Racism At Core Of Native Teen Suicides In Pine Ridge

At least 11 children between the ages of 12 and 17 have committed suicide in my county since December. The heartbreaking details vary from child to child, but their families and this community—in the newly renamed Oglala Lakota County—feel the voids left by their absences just as deeply each and every time.

Between December 1 and March 23, Pine Ridge Hospital treated 241 patients under 19 who actively planned, attempted or committed suicide. These numbers don’t account for unreported cases or for those who were treated in neighboring counties. At this rate, 37 young people in a county that only has 5,393 inhabitants under 18 will be gone by the end of 2015. Moreover, statistics from Pine Ridge Indian Health Services show teen suicide numbers have gradually increased over the last seven years. In the same four-month period last year, for example, there were no suicides in Pine Ridge.

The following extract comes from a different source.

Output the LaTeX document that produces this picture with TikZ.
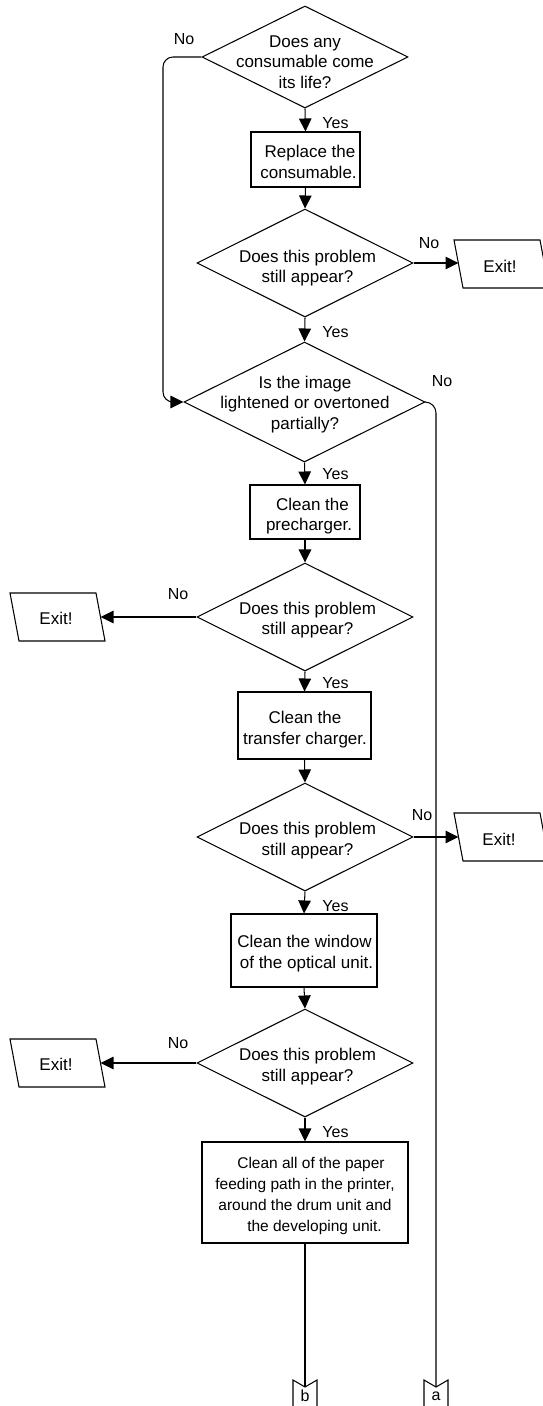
\documentclass[tikz,border=0pt]{standalone}
\usepackage{fontspec}
\setmainfont{Liberation Sans}
\usetikzlibrary{shapes.geometric,arrows.meta}
\begin{document}
\begin{tikzpicture}[x=1pt,y=-1pt,
  line width=1.05pt,
  dia/.style={draw, diamond, inner sep=0pt, line join=miter},
  box/.style={draw, rectangle, inner sep=0pt},
  txt/.style={align=center, font=\fontsize{17}{20.5}\selectfont, inner sep=0pt},
  smalltxt/.style={align=center, font=\fontsize{15.5}{21}\selectfont, inner sep=0pt},
  lab/.style={font=\fontsize{16}{19}\selectfont, inner sep=0pt},
  arr/.style={-{Triangle[length=13pt,width=12.5pt]}},
  exitshape/.style={draw, line join=miter},
]
\useasboundingbox (0,0) rectangle (543,1406);

% ---------- diamonds ----------
\node[dia, minimum width=206pt, minimum height=102pt] (d1) at (305,57) {};
\node[txt] (d1t) at (305,62) {Does any\\consumable come\\its life?};

\node[dia, minimum width=216pt, minimum height=108pt] (d2) at (305,263) {};
\node[txt] (d2t) at (307.5,268) {Does this problem\\still appear?};

\node[dia, minimum width=241pt, minimum height=120pt] (d3) at (304.5,402) {};
\node[txt] (d3t) at (305,404.5) {Is the image\\lightened or overtoned\\partially?};

\node[dia, minimum width=216pt, minimum height=108pt] (d4) at (305,617) {};
\node[txt] (d4t) at (307.5,620) {Does this problem\\still appear?};

\node[dia, minimum width=216pt, minimum height=108pt] (d5) at (305,837) {};
\node[txt] (d5t) at (307.5,840.5) {Does this problem\\still appear?};

\node[dia, minimum width=216pt, minimum height=108pt] (d6) at (305,1063) {};
\node[txt] (d6t) at (307.5,1066.5) {Does this problem\\still appear?};

% ---------- boxes ----------
\node[box, minimum width=109pt, minimum height=55pt] (b1) at (305.5,159.5) {};
\node[txt] (b1t) at (308.5,162) {\hspace{3pt}Replace the\\consumable.};

\node[box, minimum width=110pt, minimum height=54pt] (b2) at (305,512) {};
\node[txt] (b2t) at (309,516) {\hspace{7pt}Clean the\\precharger.};

\node[box, minimum width=133pt, minimum height=67pt] (b3) at (304.5,725.5) {};
\node[txt] (b3t) at (305,729.5) {Clean the\\transfer charger.};

\node[box, minimum width=146pt, minimum height=73pt] (b4) at (304,950.5) {};
\node[txt] (b4t) at (304.5,953.5) {Clean the window\hspace{4pt}\\\hspace{4pt}of the optical unit.};

\node[box, minimum width=206pt, minimum height=101pt] (b5) at (305,1192.5) {};
\node[smalltxt] (b5t) at (305,1196) {\hspace{12pt}Clean all of the paper\\feeding path in the printer,\\around the drum unit and\\\hspace{19pt}the developing unit.};

% ---------- exits ----------
\draw[exitshape] (454,240) -- (540,240) -- (549,288) -- (463,288) -- cycle;
\node[txt] (x1) at (500,266) {Exit!};
\coordinate (x1w) at (458.5,263);

\draw[exitshape] (10,593) -- (96,593) -- (105,641) -- (19,641) -- cycle;
\node[txt] (x2) at (56,618) {Exit!};
\coordinate (x2e) at (100.5,617);

\draw[exitshape] (454,813) -- (540,813) -- (549,861) -- (463,861) -- cycle;
\node[txt] (x3) at (499,839) {Exit!};
\coordinate (x3w) at (458.5,837);

\draw[exitshape] (10,1039) -- (96,1039) -- (105,1087) -- (19,1087) -- cycle;
\node[txt] (x4) at (56,1064) {Exit!};
\coordinate (x4e) at (100.5,1063);

% ---------- off-page connectors ----------
\coordinate (cb) at (305,1387);
\coordinate (ca) at (436,1387);
\draw[exitshape] (293,1410) -- (293,1380) -- (cb) -- (317,1380) -- (317,1410);
\draw[exitshape] (424,1410) -- (424,1380) -- (ca) -- (448,1380) -- (448,1410);
\node[lab] (cbt) at (305,1396) {b};
\node[lab] (cat) at (436,1396) {a};

% ---------- connectors ----------
\draw[arr] (d1.south) -- (b1.north);
\draw[arr] (b1.south) -- (d2.north);
\draw[arr] (d2.south) -- (d3.north);
\draw[arr] (d3.south) -- (b2.north);
\draw[arr] (b2.south) -- (d4.north);
\draw[arr] (d4.south) -- (b3.north);
\draw[arr] (b3.south) -- (d5.north);
\draw[arr] (d5.south) -- (b4.north);
\draw[arr] (b4.south) -- (d6.north);
\draw[arr] (d6.south) -- (b5.north);
\draw (b5.south) -- (cb);

\draw[arr] (d2.east) -- (x1w);
\draw[arr] (d4.west) -- (x2e);
\draw[arr] (d5.east) -- (x3w);
\draw[arr] (d6.west) -- (x4e);

\draw[arr, rounded corners=10pt] (d1.west) -- (163,57) -- (163,402) -- (d3.west);
\draw[rounded corners=11pt] (d3.east) -- (436,402) -- (ca);

% ---------- labels ----------
\node[lab] (ln1) at (184,39) {No};
\node[lab] (ly1) at (335.5,123) {Yes};
\node[lab] (ln2) at (429,243) {No};
\node[lab] (ly2) at (335.5,332) {Yes};
\node[lab] (ln3) at (442,381) {No};
\node[lab] (ly3) at (335.5,474) {Yes};
\node[lab] (ln4) at (178,594) {No};
\node[lab] (ly4) at (335.5,683) {Yes};
\node[lab] (ln5) at (422,815) {No};
\node[lab] (ly5) at (335.5,906) {Yes};
\node[lab] (ln6) at (178,1043) {No};
\node[lab] (ly6) at (335.5,1132) {Yes};
\end{tikzpicture}
\end{document}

In 2012, only one.

If this were happening in any other county in America, politicians would be calling on their governor to intervene. But since Oglala Lakota County is part of the Pine Ridge Indian Reservation in South Dakota, not many people outside this community seem to know or care about what’s happening here.

In Pine Ridge, site of the massacre at Wounded Knee, commonplace teen angst is exacerbated by extreme poverty, historical trauma and racial discrimination. As a high school English teacher and newcomer, I understood early on that kids here come to know mortality much sooner than most. At 26, I’ve only been to one funeral: for my great-grandmother, who passed away peacefully at 97. Ask my students and they’ll tell you that when it comes to funerals they’ve lost track.

When I ask non-Native South Dakotans to help me understand why suicide waves like these happen, their explanations too often invoke—either directly or through insinuations—the notion of the “Indian Problem,” a twisted, blatantly racist policy the U.S. government first used in the 1880s to dissolve reservations and force Native Americans to assimilate to white culture.

Only now the “Indian Problem” is employed to blame Natives for the poverty, substance abuse and unemployment that’s all too common throughout Indian Country. “They bring it on themselves,” too many strangers tell me when they learn where I live and work.

But there is a conveniently ignored connection—a direct one, I would argue—between the hopelessness felt by some young people here and their experiences off (and the impositions made by outsiders onto) the reservation. These experiences are what make these suicides bigger than Pine Ridge.